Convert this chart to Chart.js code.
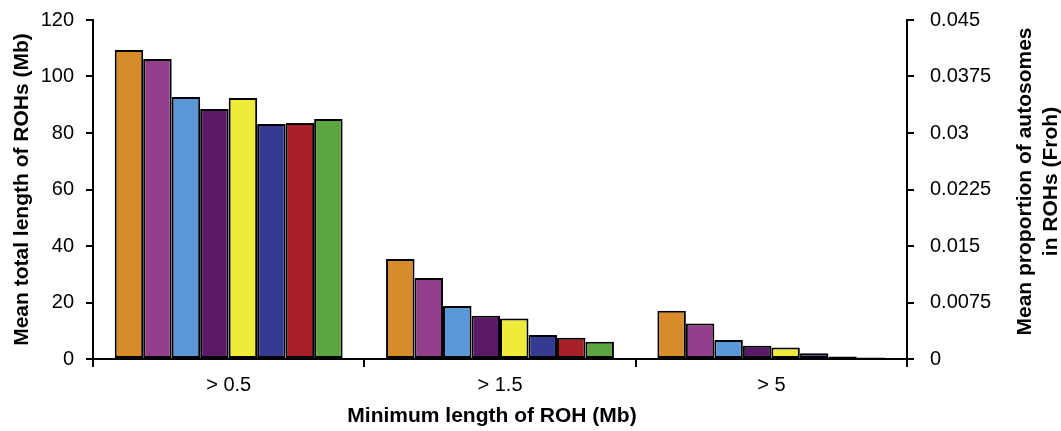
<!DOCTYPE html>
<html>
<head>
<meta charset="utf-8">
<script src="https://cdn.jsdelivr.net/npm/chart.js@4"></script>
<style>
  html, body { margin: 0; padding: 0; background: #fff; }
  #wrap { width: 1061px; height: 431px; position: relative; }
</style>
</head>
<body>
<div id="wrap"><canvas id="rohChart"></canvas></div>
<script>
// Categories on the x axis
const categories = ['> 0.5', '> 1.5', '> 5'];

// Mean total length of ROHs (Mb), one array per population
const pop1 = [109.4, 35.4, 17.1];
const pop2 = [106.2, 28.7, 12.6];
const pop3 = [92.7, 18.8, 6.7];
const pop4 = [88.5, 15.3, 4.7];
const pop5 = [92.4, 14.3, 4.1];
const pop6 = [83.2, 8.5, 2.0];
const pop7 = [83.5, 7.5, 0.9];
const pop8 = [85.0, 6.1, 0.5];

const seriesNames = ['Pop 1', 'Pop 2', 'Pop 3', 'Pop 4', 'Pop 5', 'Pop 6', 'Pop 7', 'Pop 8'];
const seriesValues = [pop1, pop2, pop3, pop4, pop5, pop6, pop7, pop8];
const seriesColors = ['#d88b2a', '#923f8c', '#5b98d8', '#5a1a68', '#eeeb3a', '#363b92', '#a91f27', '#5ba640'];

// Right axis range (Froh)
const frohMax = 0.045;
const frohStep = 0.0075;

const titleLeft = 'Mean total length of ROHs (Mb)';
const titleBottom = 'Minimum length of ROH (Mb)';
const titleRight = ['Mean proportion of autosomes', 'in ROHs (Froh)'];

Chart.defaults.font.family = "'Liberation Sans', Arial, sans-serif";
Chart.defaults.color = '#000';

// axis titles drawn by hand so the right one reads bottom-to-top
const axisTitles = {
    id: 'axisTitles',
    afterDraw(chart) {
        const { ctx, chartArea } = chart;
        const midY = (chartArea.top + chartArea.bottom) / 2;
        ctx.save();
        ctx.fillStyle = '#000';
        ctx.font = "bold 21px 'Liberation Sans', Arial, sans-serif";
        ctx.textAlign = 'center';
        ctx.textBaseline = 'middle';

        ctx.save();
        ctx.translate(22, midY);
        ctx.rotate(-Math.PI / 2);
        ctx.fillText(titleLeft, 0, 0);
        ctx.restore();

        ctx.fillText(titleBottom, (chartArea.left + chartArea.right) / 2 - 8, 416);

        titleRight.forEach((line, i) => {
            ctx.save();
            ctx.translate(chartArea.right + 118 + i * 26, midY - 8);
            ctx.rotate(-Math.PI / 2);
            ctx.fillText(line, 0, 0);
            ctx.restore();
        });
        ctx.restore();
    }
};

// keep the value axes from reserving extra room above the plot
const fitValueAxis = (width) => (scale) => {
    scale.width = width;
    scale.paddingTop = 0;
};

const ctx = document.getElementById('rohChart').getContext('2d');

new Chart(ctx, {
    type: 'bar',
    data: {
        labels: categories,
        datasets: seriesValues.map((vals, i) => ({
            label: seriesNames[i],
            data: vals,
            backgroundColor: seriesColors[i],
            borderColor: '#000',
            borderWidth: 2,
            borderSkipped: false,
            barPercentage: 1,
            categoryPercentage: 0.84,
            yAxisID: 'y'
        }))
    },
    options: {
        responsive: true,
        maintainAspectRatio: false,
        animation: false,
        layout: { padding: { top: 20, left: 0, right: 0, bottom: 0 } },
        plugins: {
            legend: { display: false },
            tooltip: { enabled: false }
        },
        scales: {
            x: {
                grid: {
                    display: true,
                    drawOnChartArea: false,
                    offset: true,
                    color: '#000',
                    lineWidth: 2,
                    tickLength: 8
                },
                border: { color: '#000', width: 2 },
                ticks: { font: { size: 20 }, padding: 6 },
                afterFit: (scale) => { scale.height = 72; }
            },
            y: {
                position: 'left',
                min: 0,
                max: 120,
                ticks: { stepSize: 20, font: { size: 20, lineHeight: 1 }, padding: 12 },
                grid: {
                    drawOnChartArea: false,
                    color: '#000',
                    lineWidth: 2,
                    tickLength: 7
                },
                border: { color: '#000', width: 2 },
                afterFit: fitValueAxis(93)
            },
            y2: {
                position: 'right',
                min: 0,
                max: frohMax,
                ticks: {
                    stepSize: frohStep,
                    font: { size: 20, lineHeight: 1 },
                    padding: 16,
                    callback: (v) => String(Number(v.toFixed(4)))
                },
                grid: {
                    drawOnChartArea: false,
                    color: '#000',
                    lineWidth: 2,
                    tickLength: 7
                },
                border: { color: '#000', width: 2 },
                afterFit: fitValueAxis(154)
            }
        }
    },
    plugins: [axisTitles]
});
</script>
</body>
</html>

WHAT NEEDS TO BE DONE -
Write out exactly the opening lines of the data, stopping after the line that holds "const categories = ['> 0.5', '> 1.5', '> 5'];". Exclude pictures.

SOLUTION FOR THIS EXERCISE -
Convert this chart to Chart.js code.
<!DOCTYPE html>
<html>
<head>
<meta charset="utf-8">
<script src="https://cdn.jsdelivr.net/npm/chart.js@4"></script>
<style>
  html, body { margin: 0; padding: 0; background: #fff; }
  #wrap { width: 1061px; height: 431px; position: relative; }
</style>
</head>
<body>
<div id="wrap"><canvas id="rohChart"></canvas></div>
<script>
// Categories on the x axis
const categories = ['> 0.5', '> 1.5', '> 5'];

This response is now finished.